3 May 1871, Sion – 26 June 1962, Sion

As a particularly sensitive child, she was attracted to drawing and painting from an early age. She was marked by her meeting with Raphael Ritz who invited her several times to his studio in Sion. She then met Albert Gos in Geneva, who gave her some painting lessons and with whom she remained in contact throughout her life. Both painters encouraged her to study nature, to trust her talent and to develop her own style.

In 1901 she married Germain Roten, a teacher she followed to Nuremberg in Germany. She continued to paint in her spare time. In 1917, due to the First World War, the family returned to Sion where her husband had accepted a teaching position in the town's college. She often spent the summer in Savièse, making contacts with the many artists who had settled there. She found a particular light there that she let show in her works with detailed touches. She painted landscapes of this region but also of other places in the Valais: Findelen near Zermatt, Saas-Fee, the Löstschental and the Val d'Anniviers.
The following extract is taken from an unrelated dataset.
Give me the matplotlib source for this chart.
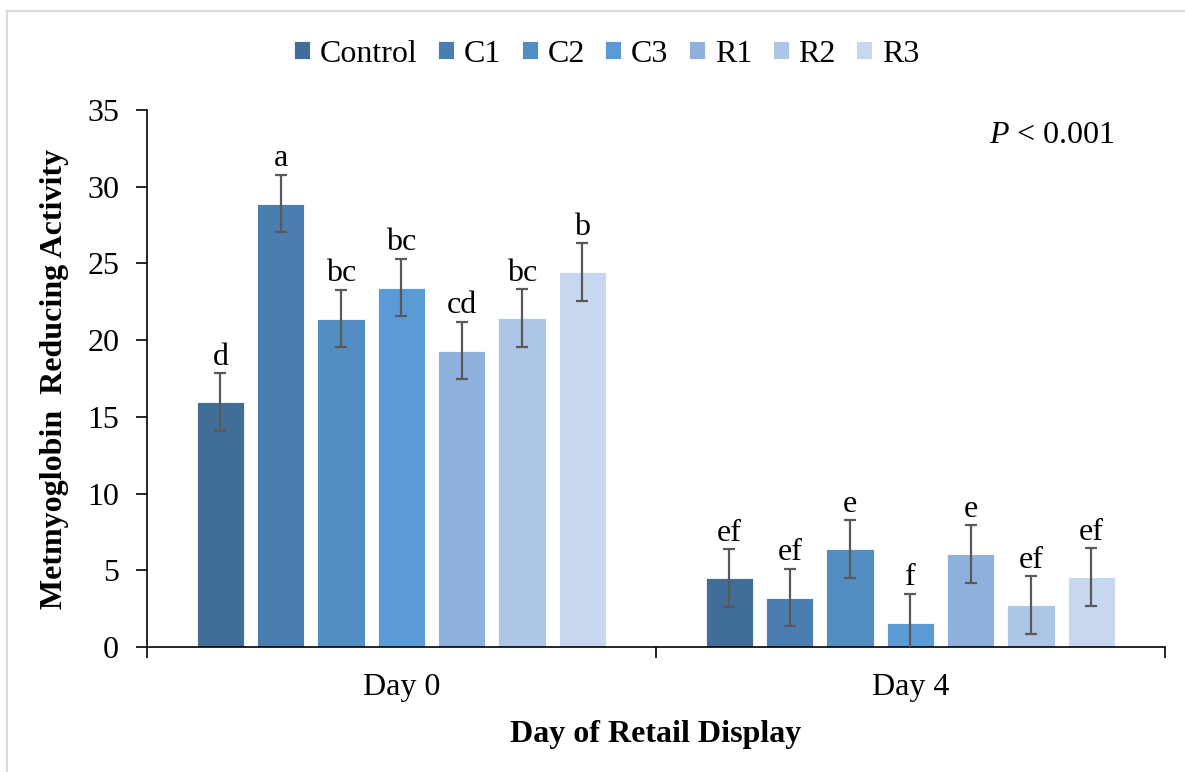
#!/usr/bin/env python3
"""
Metmyoglobin reducing activity by treatment, day 0 and day 4 of retail display.
"""

import numpy as np
import matplotlib
matplotlib.use('Agg')
import matplotlib.pyplot as plt
from matplotlib.lines import Line2D

plt.rcParams['font.family'] = ['Liberation Serif', 'DejaVu Serif']
plt.rcParams['mathtext.fontset'] = 'custom'
plt.rcParams['mathtext.it'] = 'Liberation Serif:italic'
plt.rcParams['mathtext.rm'] = 'Liberation Serif'

days = ['Day 0', 'Day 4']
treatments = ['Control', 'C1', 'C2', 'C3', 'R1', 'R2', 'R3']
colors = ['#416E99', '#4A7DB0', '#538EC3', '#5B9BD5', '#8DB1DC', '#ADC6E5', '#C6D7EE']

# mean values per treatment: [Day 0, Day 4]
control = [15.95, 4.50]
c1 = [28.90, 3.22]
c2 = [21.40, 6.37]
c3 = [23.42, 1.57]
r1 = [19.32, 6.04]
r2 = [21.42, 2.72]
r3 = [24.42, 4.56]
sem = 1.88

letters_day0 = ['d', 'a', 'bc', 'bc', 'cd', 'bc', 'b']
letters_day4 = ['ef', 'ef', 'e', 'f', 'e', 'ef', 'ef']

values = [control, c1, c2, c3, r1, r2, r3]
letters = [letters_day0, letters_day4]

fs = 23

fig = plt.figure(figsize=(11.85, 7.72), dpi=100)
ax = fig.add_axes([0.124, 0.162, 0.859, 0.6955])

slot = 0.1185
width = 0.093
centers = np.array([0.5, 1.5])

for i, (name, vals) in enumerate(zip(treatments, values)):
    x = centers + (i - 3) * slot
    ax.bar(x, vals, width, color=colors[i], edgecolor='white', linewidth=0.6, label=name, zorder=2)
    ax.errorbar(x, vals, yerr=sem, fmt='none', ecolor='#595959', elinewidth=1.6,
                capsize=4.5, capthick=1.6, zorder=3)
    for j in range(len(days)):
        ax.text(x[j], vals[j] + sem + 0.1, letters[j][i], ha='center', va='bottom',
                fontsize=fs)

ax.set_xlim(0, 2)
ax.set_ylim(0, 35)
ax.set_yticks(np.arange(0, 36, 5))
ax.set_xticks([0, 1, 2])
ax.set_xticklabels([])
ax.set_xticks(centers, minor=True)
ax.set_xticklabels(days, minor=True)
ax.tick_params(axis='x', which='major', direction='out', length=8, width=1.2)
ax.tick_params(axis='x', which='minor', length=0, pad=19, labelsize=fs)
ax.tick_params(axis='y', direction='out', length=8, width=1.2, labelsize=fs, pad=12)

for side in ['top', 'right']:
    ax.spines[side].set_visible(False)
ax.spines['left'].set_linewidth(1.2)
ax.spines['bottom'].set_linewidth(1.2)

ax.set_ylabel('Metmyoglobin  Reducing Activity', fontsize=fs, fontweight='bold', labelpad=13)
ax.set_xlabel('Day of Retail Display', fontsize=fs, fontweight='bold', labelpad=13)

ax.text(0.951, 0.98, r'$P$ < 0.001', transform=ax.transAxes, ha='right', va='top', fontsize=fs)

handles, labels = ax.get_legend_handles_labels()
fig.legend(handles, labels, loc='center', bbox_to_anchor=(0.512, 0.93), ncol=7, frameon=False,
           fontsize=fs, handlelength=0.5, handleheight=0.5, handletextpad=0.3,
           columnspacing=0.65)

# outer chart border (top and left edges visible)
fig.add_artist(Line2D([7 / 1185, 1], [1 - 11 / 772, 1 - 11 / 772], color='#D9D9D9', linewidth=1.5))
fig.add_artist(Line2D([7 / 1185, 7 / 1185], [0, 1 - 11 / 772], color='#D9D9D9', linewidth=1.5))

plt.savefig('out.png', dpi=100)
After the death of her husband Germain Roten (1924), Berthe Roten-Calpini moved to Sierre and then back to Sion. But her health no longer allowed her to go out into nature, so she organised her flat to continue painting.

She exhibited her paintings in Geneva, Grenoble and Zurich. She gave Pope Pius XI a painting of the Matterhorn as a gift, and he wrote her a glowing letter of thanks in return. In 1961, the Swiss Society of Women Painters, Sculptors and Decorators of the Cantons of Vaud, Valais and Fribourg organised an exhibition of "150 paintings, drawings, engravings, sculptures and decorative objects" in Sion. In 1974, his works were exhibited at the Manoir de Martigny in the exhibition on "L'École de Savièse". In 2015, the commune of Savièse exhibited her collection, which included many of her paintings. A year later, she is also associated with the quest for the lost paradise in the exhibition "Les Couleurs du paradis perdu" presented at the Médiathèque Valais Martigny, which highlights the history of the construction of this Alpine myth.